La mirada trágica

Arthur Miller, judío, hijo de la depresión, veló sus armas a la sombra de O'Neill y Clifford Odets, de Ibsen y Shaw, de los trágicos griegos y la gran novela social americana, de Dreiser a Sinclair Lewis. Con tales padres y maestros, la etiqueta estaba servida: fue, desde sus inicios, la voz solitaria de la izquierda yanqui, el dramaturgo de la culpa, la denuncia y el imperativo moral.

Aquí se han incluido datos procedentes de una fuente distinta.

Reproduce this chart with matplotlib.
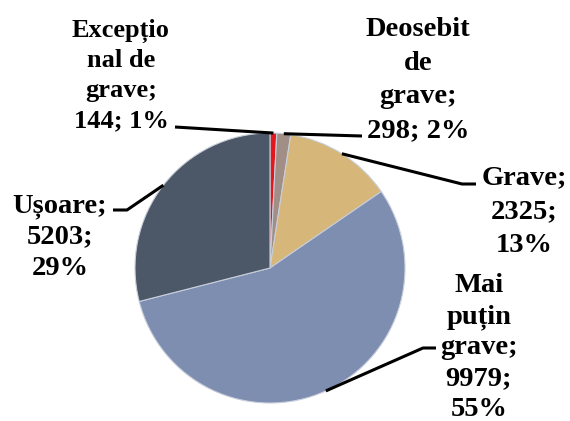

El precio (1968), su último éxito de público y crítica, fue un nuevo intento de renovación formal, con su primer personaje de comedia, el ancianísimo y ultravitalista Gregory Solomon, un secundario que robaba la función. Como le sucediera a Tennessee Williams y Edward Albee, Miller entró, en los setenta, en el temible segundo acto de su vida: inexistente, como pronosticó Fitzgerald, para todo autor americano. Un limbo de ostracismo, bajo nuevas y pesadas etiquetas (anticuado, moralista, sermoneador), del que no saldrá hasta 1994, con el éxito de Cristales rotos, estrenada en España por José Sacristán, a las órdenes de Pilar Miró. Durante esos años oscuros, Miller viaja por todo el mundo. En todas partes es aclamado como un clásico vivo, pero cada vez le resulta más difícil estrenar en su tierra natal.
Los nuevos dramaturgos, con David Mamet a la cabeza, han tomado la delantera: el crítico Robert Brustein, que encabeza la corriente revisionista, publicará Show and tell, un análisis demoledor (para Miller) que compara la reposición de Muerte de un viajante y el estreno de Glengarry Glenn Ross.

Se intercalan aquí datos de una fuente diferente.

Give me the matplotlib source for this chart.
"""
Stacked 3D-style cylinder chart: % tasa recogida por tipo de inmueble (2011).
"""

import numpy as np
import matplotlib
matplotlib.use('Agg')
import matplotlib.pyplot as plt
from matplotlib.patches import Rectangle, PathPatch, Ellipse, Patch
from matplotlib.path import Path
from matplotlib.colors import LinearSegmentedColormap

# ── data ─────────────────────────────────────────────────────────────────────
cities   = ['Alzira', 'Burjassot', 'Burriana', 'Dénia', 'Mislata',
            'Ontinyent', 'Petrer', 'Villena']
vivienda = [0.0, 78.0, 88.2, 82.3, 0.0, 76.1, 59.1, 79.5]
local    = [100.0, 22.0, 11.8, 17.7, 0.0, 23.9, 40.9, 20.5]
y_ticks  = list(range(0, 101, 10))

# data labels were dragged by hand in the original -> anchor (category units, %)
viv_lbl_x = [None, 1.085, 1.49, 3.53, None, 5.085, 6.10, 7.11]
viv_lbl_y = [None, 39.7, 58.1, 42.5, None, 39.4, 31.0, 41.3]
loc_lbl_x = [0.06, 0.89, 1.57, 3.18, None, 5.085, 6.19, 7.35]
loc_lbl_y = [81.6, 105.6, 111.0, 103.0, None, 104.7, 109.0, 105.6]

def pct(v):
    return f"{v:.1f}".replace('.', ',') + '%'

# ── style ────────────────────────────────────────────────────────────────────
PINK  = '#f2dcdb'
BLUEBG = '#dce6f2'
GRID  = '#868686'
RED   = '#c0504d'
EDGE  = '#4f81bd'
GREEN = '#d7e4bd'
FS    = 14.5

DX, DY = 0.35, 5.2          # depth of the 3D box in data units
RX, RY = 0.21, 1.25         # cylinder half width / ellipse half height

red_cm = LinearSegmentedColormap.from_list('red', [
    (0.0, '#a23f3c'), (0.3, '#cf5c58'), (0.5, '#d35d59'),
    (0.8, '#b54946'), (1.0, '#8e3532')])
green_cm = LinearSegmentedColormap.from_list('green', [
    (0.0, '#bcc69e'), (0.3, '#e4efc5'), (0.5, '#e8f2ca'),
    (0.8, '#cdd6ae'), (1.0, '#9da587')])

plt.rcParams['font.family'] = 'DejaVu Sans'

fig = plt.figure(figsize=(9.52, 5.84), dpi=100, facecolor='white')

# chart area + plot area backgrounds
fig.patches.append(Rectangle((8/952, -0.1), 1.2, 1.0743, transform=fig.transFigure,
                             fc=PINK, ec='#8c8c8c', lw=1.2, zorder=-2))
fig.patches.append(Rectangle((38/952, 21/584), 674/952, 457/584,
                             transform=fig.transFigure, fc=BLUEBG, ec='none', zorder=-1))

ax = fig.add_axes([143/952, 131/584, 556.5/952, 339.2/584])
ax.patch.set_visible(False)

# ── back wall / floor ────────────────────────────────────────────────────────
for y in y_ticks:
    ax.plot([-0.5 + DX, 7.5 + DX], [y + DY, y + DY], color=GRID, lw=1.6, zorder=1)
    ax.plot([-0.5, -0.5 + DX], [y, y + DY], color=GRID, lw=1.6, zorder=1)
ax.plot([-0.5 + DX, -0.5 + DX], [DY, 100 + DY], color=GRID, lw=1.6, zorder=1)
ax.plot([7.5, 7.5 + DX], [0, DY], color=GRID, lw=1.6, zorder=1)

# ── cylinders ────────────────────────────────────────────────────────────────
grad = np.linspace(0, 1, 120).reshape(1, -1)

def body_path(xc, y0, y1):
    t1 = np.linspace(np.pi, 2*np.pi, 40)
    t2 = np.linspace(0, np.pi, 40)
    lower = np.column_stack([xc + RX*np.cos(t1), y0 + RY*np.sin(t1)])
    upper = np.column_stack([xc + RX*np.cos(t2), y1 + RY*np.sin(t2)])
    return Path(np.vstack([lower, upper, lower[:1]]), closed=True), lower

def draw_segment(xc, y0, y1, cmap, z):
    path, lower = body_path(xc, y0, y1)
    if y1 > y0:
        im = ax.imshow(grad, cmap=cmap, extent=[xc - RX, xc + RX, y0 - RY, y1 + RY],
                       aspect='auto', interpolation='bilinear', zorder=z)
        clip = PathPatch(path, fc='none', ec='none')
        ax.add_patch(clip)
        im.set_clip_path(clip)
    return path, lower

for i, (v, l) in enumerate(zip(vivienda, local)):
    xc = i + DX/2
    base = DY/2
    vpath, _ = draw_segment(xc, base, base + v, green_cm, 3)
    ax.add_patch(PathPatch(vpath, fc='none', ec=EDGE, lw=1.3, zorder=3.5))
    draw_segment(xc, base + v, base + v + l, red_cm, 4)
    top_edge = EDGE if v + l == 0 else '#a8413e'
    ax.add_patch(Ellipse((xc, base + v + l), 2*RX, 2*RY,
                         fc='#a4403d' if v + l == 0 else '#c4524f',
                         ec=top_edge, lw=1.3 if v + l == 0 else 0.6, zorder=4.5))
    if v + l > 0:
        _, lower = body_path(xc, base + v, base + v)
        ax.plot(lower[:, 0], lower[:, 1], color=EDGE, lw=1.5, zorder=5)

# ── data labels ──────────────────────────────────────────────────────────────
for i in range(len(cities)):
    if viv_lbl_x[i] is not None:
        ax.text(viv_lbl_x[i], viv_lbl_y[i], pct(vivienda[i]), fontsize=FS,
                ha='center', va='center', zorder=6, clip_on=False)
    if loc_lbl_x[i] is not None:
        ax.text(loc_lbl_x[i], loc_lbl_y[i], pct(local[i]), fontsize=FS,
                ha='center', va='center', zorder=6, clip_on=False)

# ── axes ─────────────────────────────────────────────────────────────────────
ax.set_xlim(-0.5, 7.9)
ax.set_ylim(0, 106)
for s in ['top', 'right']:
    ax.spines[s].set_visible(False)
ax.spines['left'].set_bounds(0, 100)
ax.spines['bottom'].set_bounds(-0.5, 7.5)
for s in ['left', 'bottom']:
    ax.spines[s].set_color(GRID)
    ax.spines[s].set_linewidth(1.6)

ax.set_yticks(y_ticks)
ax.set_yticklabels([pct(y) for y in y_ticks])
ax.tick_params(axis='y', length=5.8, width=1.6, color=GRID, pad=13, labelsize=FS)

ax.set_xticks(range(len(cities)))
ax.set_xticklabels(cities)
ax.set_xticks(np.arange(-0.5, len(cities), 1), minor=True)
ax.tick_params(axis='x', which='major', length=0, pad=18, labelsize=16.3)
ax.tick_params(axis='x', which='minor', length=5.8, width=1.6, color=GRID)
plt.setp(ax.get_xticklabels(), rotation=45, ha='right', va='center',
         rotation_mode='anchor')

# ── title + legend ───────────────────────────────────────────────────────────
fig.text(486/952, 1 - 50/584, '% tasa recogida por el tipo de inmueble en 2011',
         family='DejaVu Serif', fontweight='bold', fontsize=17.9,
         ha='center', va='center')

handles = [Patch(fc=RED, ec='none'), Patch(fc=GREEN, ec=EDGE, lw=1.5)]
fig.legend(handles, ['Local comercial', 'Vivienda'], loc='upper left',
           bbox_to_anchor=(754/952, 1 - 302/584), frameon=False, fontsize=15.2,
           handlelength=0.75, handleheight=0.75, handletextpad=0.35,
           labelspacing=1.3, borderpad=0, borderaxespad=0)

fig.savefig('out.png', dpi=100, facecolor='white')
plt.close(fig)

Miller, relegado a emblema del pasado, obtiene su mayor éxito como escritor con la publicación en 1987 de sus memorias. En 1998 vuelve a la carga con Mr. Peter's connections y en 2000 regresa a Broadway con El descenso del monte Morgan, su última pieza estrenada, en el Ambassadors Theatre. Escrita en 1991, tardó, muy significativamente, casi 10 años en conseguir una producción decente.